» **Work to be completed**:
Write each line of the material exactly as given, from the top through the line that contains "iterations = np.arange(1, 103)", and omit all pictures.
START Given data
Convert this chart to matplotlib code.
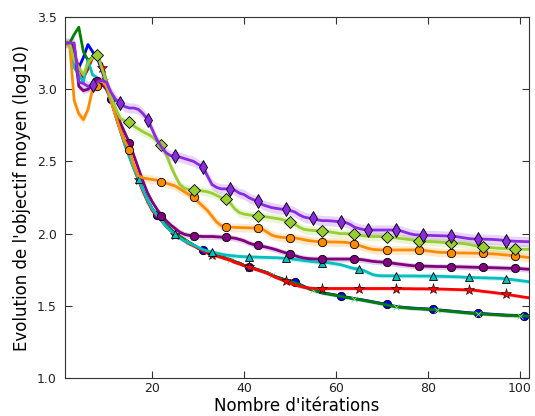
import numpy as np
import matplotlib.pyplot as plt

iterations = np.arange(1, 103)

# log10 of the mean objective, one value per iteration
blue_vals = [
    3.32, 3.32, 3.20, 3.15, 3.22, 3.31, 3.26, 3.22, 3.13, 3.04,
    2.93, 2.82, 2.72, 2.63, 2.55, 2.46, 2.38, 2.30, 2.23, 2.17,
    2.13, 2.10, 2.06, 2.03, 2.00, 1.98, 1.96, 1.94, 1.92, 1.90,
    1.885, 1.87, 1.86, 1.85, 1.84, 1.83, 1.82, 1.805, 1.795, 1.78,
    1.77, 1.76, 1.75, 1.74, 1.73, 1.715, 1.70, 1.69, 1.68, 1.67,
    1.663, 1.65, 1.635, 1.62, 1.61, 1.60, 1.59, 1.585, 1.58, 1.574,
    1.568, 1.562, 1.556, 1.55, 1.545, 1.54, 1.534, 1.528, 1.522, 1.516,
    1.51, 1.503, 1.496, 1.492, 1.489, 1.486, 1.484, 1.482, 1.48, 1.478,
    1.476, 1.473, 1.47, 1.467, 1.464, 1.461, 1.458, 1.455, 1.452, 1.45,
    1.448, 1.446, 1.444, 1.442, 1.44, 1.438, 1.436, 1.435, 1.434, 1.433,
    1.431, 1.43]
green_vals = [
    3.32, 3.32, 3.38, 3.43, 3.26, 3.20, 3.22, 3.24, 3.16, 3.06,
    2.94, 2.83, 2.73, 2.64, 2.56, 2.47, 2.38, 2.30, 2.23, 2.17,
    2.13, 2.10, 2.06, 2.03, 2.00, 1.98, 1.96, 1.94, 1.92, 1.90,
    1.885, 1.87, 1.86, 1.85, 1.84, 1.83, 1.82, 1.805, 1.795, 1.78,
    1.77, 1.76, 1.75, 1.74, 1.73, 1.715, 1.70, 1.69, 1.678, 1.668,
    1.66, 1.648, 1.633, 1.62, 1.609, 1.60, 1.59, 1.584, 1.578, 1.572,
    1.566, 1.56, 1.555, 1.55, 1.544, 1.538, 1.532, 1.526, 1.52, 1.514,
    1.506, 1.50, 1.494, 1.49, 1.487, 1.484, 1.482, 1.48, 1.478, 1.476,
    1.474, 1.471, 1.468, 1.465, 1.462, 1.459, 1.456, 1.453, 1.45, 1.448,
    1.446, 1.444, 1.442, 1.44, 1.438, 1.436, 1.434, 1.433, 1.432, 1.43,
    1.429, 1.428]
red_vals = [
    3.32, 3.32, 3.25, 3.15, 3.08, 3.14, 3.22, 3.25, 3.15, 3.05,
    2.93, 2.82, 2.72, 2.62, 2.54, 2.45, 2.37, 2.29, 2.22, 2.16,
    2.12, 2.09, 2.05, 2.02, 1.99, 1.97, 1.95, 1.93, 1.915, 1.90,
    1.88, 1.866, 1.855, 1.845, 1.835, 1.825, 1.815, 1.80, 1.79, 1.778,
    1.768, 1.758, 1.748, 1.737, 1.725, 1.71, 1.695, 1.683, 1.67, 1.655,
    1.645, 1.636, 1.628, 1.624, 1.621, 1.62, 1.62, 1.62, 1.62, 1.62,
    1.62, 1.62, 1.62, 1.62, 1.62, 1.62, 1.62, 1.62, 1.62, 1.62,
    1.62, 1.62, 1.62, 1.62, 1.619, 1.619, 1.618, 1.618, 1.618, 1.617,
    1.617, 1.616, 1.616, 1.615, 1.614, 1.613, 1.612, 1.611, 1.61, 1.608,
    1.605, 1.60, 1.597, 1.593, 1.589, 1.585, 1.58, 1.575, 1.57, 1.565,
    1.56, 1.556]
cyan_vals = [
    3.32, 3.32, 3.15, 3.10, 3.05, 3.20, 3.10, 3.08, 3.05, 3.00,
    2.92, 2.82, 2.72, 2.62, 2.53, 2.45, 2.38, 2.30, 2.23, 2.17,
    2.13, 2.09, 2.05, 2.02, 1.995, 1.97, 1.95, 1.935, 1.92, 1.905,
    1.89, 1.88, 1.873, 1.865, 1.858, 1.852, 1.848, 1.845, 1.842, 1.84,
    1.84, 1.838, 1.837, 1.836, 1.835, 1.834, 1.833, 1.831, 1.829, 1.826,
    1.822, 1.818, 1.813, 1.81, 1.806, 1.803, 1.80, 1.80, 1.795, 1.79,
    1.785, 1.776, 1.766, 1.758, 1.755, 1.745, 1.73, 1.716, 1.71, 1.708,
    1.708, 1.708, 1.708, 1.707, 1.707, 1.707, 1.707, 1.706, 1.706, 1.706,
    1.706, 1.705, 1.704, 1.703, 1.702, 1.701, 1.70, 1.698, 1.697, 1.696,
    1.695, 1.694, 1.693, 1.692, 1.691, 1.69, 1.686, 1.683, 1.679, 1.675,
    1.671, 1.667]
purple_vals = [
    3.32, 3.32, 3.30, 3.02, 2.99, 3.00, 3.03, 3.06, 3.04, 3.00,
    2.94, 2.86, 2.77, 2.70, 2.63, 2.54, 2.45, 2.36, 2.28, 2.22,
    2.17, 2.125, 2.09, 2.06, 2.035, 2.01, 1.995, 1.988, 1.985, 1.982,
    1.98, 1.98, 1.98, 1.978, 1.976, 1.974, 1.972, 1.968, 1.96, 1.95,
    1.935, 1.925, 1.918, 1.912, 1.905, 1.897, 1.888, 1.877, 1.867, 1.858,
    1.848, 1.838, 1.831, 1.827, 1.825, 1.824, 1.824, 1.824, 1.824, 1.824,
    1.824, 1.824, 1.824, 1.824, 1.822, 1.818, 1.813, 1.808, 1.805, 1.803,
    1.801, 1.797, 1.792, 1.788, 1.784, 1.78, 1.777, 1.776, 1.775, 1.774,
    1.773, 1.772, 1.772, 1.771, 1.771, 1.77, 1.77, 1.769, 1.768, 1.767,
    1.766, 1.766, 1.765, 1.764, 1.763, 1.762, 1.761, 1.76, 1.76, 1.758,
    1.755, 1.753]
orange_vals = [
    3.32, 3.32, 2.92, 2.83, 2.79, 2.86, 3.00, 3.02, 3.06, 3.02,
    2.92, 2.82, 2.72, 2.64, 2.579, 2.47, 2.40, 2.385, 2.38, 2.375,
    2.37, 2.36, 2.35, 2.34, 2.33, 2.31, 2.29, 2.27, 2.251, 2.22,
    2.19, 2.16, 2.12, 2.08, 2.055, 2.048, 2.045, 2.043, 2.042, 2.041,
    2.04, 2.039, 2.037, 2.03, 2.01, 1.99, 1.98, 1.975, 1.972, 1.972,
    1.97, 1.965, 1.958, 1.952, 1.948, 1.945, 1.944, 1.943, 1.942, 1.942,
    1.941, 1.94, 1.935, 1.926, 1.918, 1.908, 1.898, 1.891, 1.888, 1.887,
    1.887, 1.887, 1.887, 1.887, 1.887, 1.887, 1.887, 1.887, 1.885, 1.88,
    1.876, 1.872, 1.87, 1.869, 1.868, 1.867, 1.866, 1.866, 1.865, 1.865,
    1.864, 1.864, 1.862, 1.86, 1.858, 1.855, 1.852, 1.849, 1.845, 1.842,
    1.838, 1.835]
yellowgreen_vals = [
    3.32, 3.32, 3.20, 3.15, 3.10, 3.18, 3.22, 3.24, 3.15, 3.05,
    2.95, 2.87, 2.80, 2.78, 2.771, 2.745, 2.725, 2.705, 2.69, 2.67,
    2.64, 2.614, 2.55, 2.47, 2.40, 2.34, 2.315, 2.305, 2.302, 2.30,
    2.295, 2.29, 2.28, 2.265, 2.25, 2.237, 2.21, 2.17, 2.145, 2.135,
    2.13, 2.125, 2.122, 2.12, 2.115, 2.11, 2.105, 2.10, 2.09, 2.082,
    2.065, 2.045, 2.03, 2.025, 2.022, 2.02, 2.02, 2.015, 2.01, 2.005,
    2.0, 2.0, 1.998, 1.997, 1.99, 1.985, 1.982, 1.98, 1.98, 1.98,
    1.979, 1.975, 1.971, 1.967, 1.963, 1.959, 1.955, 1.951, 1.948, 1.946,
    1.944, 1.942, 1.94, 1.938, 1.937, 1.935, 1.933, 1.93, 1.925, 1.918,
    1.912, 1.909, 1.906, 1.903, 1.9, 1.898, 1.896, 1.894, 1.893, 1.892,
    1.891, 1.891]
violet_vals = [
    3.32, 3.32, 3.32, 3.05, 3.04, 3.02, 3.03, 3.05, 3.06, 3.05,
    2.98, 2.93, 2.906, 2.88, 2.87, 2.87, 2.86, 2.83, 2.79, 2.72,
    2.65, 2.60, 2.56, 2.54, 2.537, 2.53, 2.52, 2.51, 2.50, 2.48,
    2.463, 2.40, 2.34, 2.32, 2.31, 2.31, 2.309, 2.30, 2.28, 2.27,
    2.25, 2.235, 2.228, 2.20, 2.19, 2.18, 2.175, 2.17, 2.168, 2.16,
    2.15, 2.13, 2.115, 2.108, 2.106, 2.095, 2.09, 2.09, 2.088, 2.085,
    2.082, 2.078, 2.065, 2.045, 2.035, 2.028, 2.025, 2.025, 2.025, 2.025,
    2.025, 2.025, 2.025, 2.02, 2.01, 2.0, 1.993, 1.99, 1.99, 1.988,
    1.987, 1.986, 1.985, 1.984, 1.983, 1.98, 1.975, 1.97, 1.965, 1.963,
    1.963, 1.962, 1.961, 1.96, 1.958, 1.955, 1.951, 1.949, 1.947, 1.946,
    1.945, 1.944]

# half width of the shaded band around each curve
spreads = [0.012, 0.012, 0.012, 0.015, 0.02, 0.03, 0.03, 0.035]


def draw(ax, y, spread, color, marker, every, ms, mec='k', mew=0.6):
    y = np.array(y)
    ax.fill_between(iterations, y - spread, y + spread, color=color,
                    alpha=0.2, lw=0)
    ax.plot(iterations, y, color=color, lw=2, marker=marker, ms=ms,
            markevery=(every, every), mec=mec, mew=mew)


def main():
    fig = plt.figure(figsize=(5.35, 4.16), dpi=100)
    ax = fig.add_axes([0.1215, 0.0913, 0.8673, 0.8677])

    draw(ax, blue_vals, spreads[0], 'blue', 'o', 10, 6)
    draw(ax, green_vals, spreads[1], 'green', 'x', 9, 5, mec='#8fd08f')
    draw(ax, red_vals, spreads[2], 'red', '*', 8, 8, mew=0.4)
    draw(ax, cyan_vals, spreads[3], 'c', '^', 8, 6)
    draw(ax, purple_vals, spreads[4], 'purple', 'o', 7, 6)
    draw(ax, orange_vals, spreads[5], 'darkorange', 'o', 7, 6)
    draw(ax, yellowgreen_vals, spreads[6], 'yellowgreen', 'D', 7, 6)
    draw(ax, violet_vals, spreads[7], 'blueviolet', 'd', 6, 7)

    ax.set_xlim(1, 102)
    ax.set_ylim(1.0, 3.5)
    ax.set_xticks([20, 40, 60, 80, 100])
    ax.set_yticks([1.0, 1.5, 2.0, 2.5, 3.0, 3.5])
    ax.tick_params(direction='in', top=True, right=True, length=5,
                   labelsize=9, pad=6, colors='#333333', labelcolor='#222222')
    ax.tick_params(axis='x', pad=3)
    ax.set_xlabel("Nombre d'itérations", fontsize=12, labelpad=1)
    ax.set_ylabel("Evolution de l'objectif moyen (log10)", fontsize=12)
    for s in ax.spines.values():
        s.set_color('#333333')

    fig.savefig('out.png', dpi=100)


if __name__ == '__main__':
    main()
END Given data
» **Correct result**:
Convert this chart to matplotlib code.
import numpy as np
import matplotlib.pyplot as plt

iterations = np.arange(1, 103)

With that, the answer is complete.